Mais ce privilège a un coût : j’ignore jusqu’à quand j’aurai du travail (chaque contrat peut théoriquement être le dernier et je signe couramment deux à trois contrats par mois et autant de soldes de tout compte – y compris avec le même employeur). Si je tombais sérieusement malade, par exemple, il est quasi sûr que j’aurais été remplacé avant d’être guéri, et que je doive alors me mettre en quête de nouveaux employeurs. Je retarde depuis plusieurs mois une opération qui m’est nécessaire[3] parce que j’aurai besoin de plusieurs semaines de convalescence et que je n’ai pas ce temps-là durant l’année scolaire.

Je gagne ma vie aujourd’hui[4], mais ça n’a pas toujours été le cas, et ça peut s’arrêter très vite et mettre du temps à revenir – ça m’est déjà arrivé.

Donc oui, je suis un privilégié. Mais je n’ai pas la sensation de m’engraisser aux dépens des vrais travailleurs et d’allocations chômages indues. Mon privilège, c’est d’aspirer au bonheur. Il se trouve que ça fait partie des droits de l’homme…

La prochaine fois, j’arrête le prêchi-prêcha et je parle d’art et de beauté, promis !
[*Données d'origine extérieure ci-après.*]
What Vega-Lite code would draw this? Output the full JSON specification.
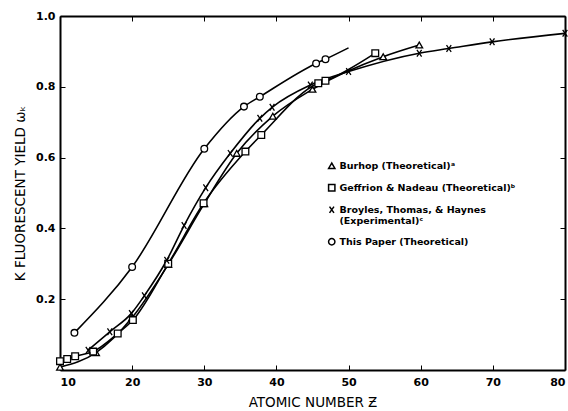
{
  "$schema": "https://vega.github.io/schema/vega-lite/v6.json",
  "width": 505,
  "height": 354,
  "autosize": {"type": "none"},
  "padding": {"left": 60, "top": 16, "right": 3, "bottom": 41},
  "background": "white",
  "config": {
    "view": {"stroke": null},
    "axis": {
      "domainColor": "black", "domainWidth": 2,
      "labelFont": "DejaVu Sans", "labelFontWeight": "bold", "labelFontSize": 11, "labelColor": "black",
      "titleFont": "DejaVu Sans", "titleFontWeight": "normal", "titleFontSize": 13.5, "titleColor": "black",
      "grid": false
    }
  },
  "data": {"values": [
    {"series": "This Paper (Theoretical)", "Z": 12, "w": 0.105, "marker": true},
    {"series": "This Paper (Theoretical)", "Z": 20, "w": 0.291, "marker": true},
    {"series": "This Paper (Theoretical)", "Z": 30, "w": 0.625, "marker": true},
    {"series": "This Paper (Theoretical)", "Z": 35.5, "w": 0.744, "marker": true},
    {"series": "This Paper (Theoretical)", "Z": 37.7, "w": 0.772, "marker": true},
    {"series": "This Paper (Theoretical)", "Z": 45.5, "w": 0.866, "marker": true},
    {"series": "This Paper (Theoretical)", "Z": 46.8, "w": 0.878, "marker": true},
    {"series": "This Paper (Theoretical)", "Z": 50, "w": 0.91, "marker": false},

    {"series": "Burhop (Theoretical)ᵃ", "Z": 10, "w": 0.008, "marker": true},
    {"series": "Burhop (Theoretical)ᵃ", "Z": 15, "w": 0.049, "marker": true},
    {"series": "Burhop (Theoretical)ᵃ", "Z": 20, "w": 0.148, "marker": true},
    {"series": "Burhop (Theoretical)ᵃ", "Z": 25, "w": 0.298, "marker": true},
    {"series": "Burhop (Theoretical)ᵃ", "Z": 30, "w": 0.47, "marker": true},
    {"series": "Burhop (Theoretical)ᵃ", "Z": 34.5, "w": 0.612, "marker": true},
    {"series": "Burhop (Theoretical)ᵃ", "Z": 39.5, "w": 0.717, "marker": true},
    {"series": "Burhop (Theoretical)ᵃ", "Z": 45, "w": 0.793, "marker": true},
    {"series": "Burhop (Theoretical)ᵃ", "Z": 54.8, "w": 0.885, "marker": true},
    {"series": "Burhop (Theoretical)ᵃ", "Z": 59.8, "w": 0.918, "marker": true},

    {"series": "Geffrion & Nadeau (Theoretical)ᵇ", "Z": 10, "w": 0.025, "marker": true},
    {"series": "Geffrion & Nadeau (Theoretical)ᵇ", "Z": 11, "w": 0.031, "marker": true},
    {"series": "Geffrion & Nadeau (Theoretical)ᵇ", "Z": 12.1, "w": 0.039, "marker": true},
    {"series": "Geffrion & Nadeau (Theoretical)ᵇ", "Z": 14.6, "w": 0.052, "marker": true},
    {"series": "Geffrion & Nadeau (Theoretical)ᵇ", "Z": 18, "w": 0.103, "marker": true},
    {"series": "Geffrion & Nadeau (Theoretical)ᵇ", "Z": 20.1, "w": 0.141, "marker": true},
    {"series": "Geffrion & Nadeau (Theoretical)ᵇ", "Z": 25, "w": 0.3, "marker": true},
    {"series": "Geffrion & Nadeau (Theoretical)ᵇ", "Z": 29.9, "w": 0.471, "marker": true},
    {"series": "Geffrion & Nadeau (Theoretical)ᵇ", "Z": 35.7, "w": 0.617, "marker": true},
    {"series": "Geffrion & Nadeau (Theoretical)ᵇ", "Z": 37.9, "w": 0.664, "marker": true},
    {"series": "Geffrion & Nadeau (Theoretical)ᵇ", "Z": 45.8, "w": 0.81, "marker": true},
    {"series": "Geffrion & Nadeau (Theoretical)ᵇ", "Z": 46.8, "w": 0.817, "marker": true},
    {"series": "Geffrion & Nadeau (Theoretical)ᵇ", "Z": 53.7, "w": 0.895, "marker": true},

    {"series": "Broyles, Thomas, & Haynes (Experimental)ᶜ", "Z": 13.9, "w": 0.056, "marker": true},
    {"series": "Broyles, Thomas, & Haynes (Experimental)ᶜ", "Z": 16.9, "w": 0.108, "marker": true},
    {"series": "Broyles, Thomas, & Haynes (Experimental)ᶜ", "Z": 19.9, "w": 0.16, "marker": true},
    {"series": "Broyles, Thomas, & Haynes (Experimental)ᶜ", "Z": 21.7, "w": 0.21, "marker": true},
    {"series": "Broyles, Thomas, & Haynes (Experimental)ᶜ", "Z": 24.8, "w": 0.31, "marker": true},
    {"series": "Broyles, Thomas, & Haynes (Experimental)ᶜ", "Z": 27.2, "w": 0.408, "marker": true},
    {"series": "Broyles, Thomas, & Haynes (Experimental)ᶜ", "Z": 30.2, "w": 0.515, "marker": true},
    {"series": "Broyles, Thomas, & Haynes (Experimental)ᶜ", "Z": 33.6, "w": 0.612, "marker": true},
    {"series": "Broyles, Thomas, & Haynes (Experimental)ᶜ", "Z": 37.7, "w": 0.711, "marker": true},
    {"series": "Broyles, Thomas, & Haynes (Experimental)ᶜ", "Z": 39.4, "w": 0.742, "marker": true},
    {"series": "Broyles, Thomas, & Haynes (Experimental)ᶜ", "Z": 44.7, "w": 0.805, "marker": true},
    {"series": "Broyles, Thomas, & Haynes (Experimental)ᶜ", "Z": 50, "w": 0.843, "marker": true},
    {"series": "Broyles, Thomas, & Haynes (Experimental)ᶜ", "Z": 59.8, "w": 0.895, "marker": true},
    {"series": "Broyles, Thomas, & Haynes (Experimental)ᶜ", "Z": 63.9, "w": 0.908, "marker": true},
    {"series": "Broyles, Thomas, & Haynes (Experimental)ᶜ", "Z": 69.9, "w": 0.927, "marker": true},
    {"series": "Broyles, Thomas, & Haynes (Experimental)ᶜ", "Z": 80, "w": 0.951, "marker": true}
  ]},
  "layer": [
    {
      "mark": {"type": "line", "interpolate": "monotone", "color": "black", "strokeWidth": 1.6, "clip": true},
      "encoding": {
        "x": {"field": "Z", "type": "quantitative", "scale": {"domain": [10, 80], "nice": false},
          "axis": {"orient": "bottom", "values": [10, 20, 30, 40, 50, 60, 70, 80], "ticks": false, "labelPadding": 6,
            "title": "ATOMIC NUMBER Ƶ", "titlePadding": 8}},
        "y": {"field": "w", "type": "quantitative", "scale": {"domain": [0, 1], "nice": false},
          "axis": {"orient": "left", "values": [0.2, 0.4, 0.6, 0.8, 1.0], "format": ".1f", "ticks": false, "labelPadding": 5,
            "title": "K FLUORESCENT YIELD ωₖ", "titlePadding": 8}},
        "detail": {"field": "series"},
        "order": {"field": "Z"}
      }
    },
    {
      "transform": [{"filter": "datum.marker"}],
      "mark": {"type": "point", "opacity": 0},
      "encoding": {
        "x": {"field": "Z", "type": "quantitative",
          "axis": {"orient": "bottom", "offset": -354, "values": [10, 20, 30, 40, 50, 60, 70, 80], "domain": false, "tickSize": 5, "tickColor": "black", "labels": false, "title": null}},
        "y": {"field": "w", "type": "quantitative",
          "axis": {"orient": "left", "offset": -505, "values": [0.2, 0.4, 0.6, 0.8, 1.0], "domain": false, "tickSize": 5, "tickColor": "black", "labels": false, "title": null}}
      }
    },
    {
      "transform": [{"filter": "datum.marker"}],
      "mark": {"type": "point", "opacity": 0},
      "encoding": {
        "x": {"field": "Z", "type": "quantitative",
          "axis": {"orient": "top", "values": [10, 20, 30, 40, 50, 60, 70, 80], "ticks": false, "labels": false, "title": null}},
        "y": {"field": "w", "type": "quantitative",
          "axis": {"orient": "right", "values": [0.2, 0.4, 0.6, 0.8, 1.0], "ticks": false, "labels": false, "title": null}}
      }
    },
    {
      "transform": [{"filter": "datum.marker"}],
      "mark": {"type": "point", "filled": false, "fill": "white", "stroke": "black", "strokeWidth": 1.3, "size": 45, "opacity": 1},
      "encoding": {
        "x": {"field": "Z", "type": "quantitative",
          "axis": {"orient": "top", "offset": -354, "values": [10, 20, 30, 40, 50, 60, 70, 80], "domain": false, "tickSize": 5, "tickColor": "black", "labels": false, "title": null}},
        "y": {"field": "w", "type": "quantitative",
          "axis": {"orient": "right", "offset": -505, "values": [0.2, 0.4, 0.6, 0.8, 1.0], "domain": false, "tickSize": 5, "tickColor": "black", "labels": false, "title": null}},
        "shape": {"field": "series", "type": "nominal",
          "scale": {
            "domain": ["Burhop (Theoretical)ᵃ", "Geffrion & Nadeau (Theoretical)ᵇ", "Broyles, Thomas, & Haynes (Experimental)ᶜ", "This Paper (Theoretical)"],
            "range": ["triangle-up", "square", "M-0.7,-1L0.7,1M-0.7,1L0.7,-1", "circle"]
          },
          "legend": {
            "title": null, "orient": "none", "legendX": 267, "legendY": 145,
            "labelFont": "DejaVu Sans", "labelFontWeight": "bold", "labelFontSize": 9.5, "labelColor": "black",
            "labelLimit": 300, "rowPadding": 9, "symbolSize": 40, "labelOffset": 3,
            "labelExpr": "indexof(datum.label, 'Broyles') == 0 ? ['Broyles, Thomas, & Haynes', '\u2003\u2003(Experimental)ᶜ'] : datum.label"
          }
        }
      }
    }
  ],
  "resolve": {"axis": {"x": "independent", "y": "independent"}}
}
Soyez (pas trop) sages, d’ici-là.

Notes

[1] Les spectateurs, hein. Je travaille avec les gens qui me payent pour le public.

[2] Je pourrais m’aligner sur cette dernière catégorie, mais je ne me plains pas de mon sort, pour l’heure.

[3] Rien de grave, hein, mais je suis obligé, en attendant de porter un équipement moyennement seyant pour ne pas lutter contre la douleur quand je joue.

[4] M. Copé me classerait tout de même dans les minables.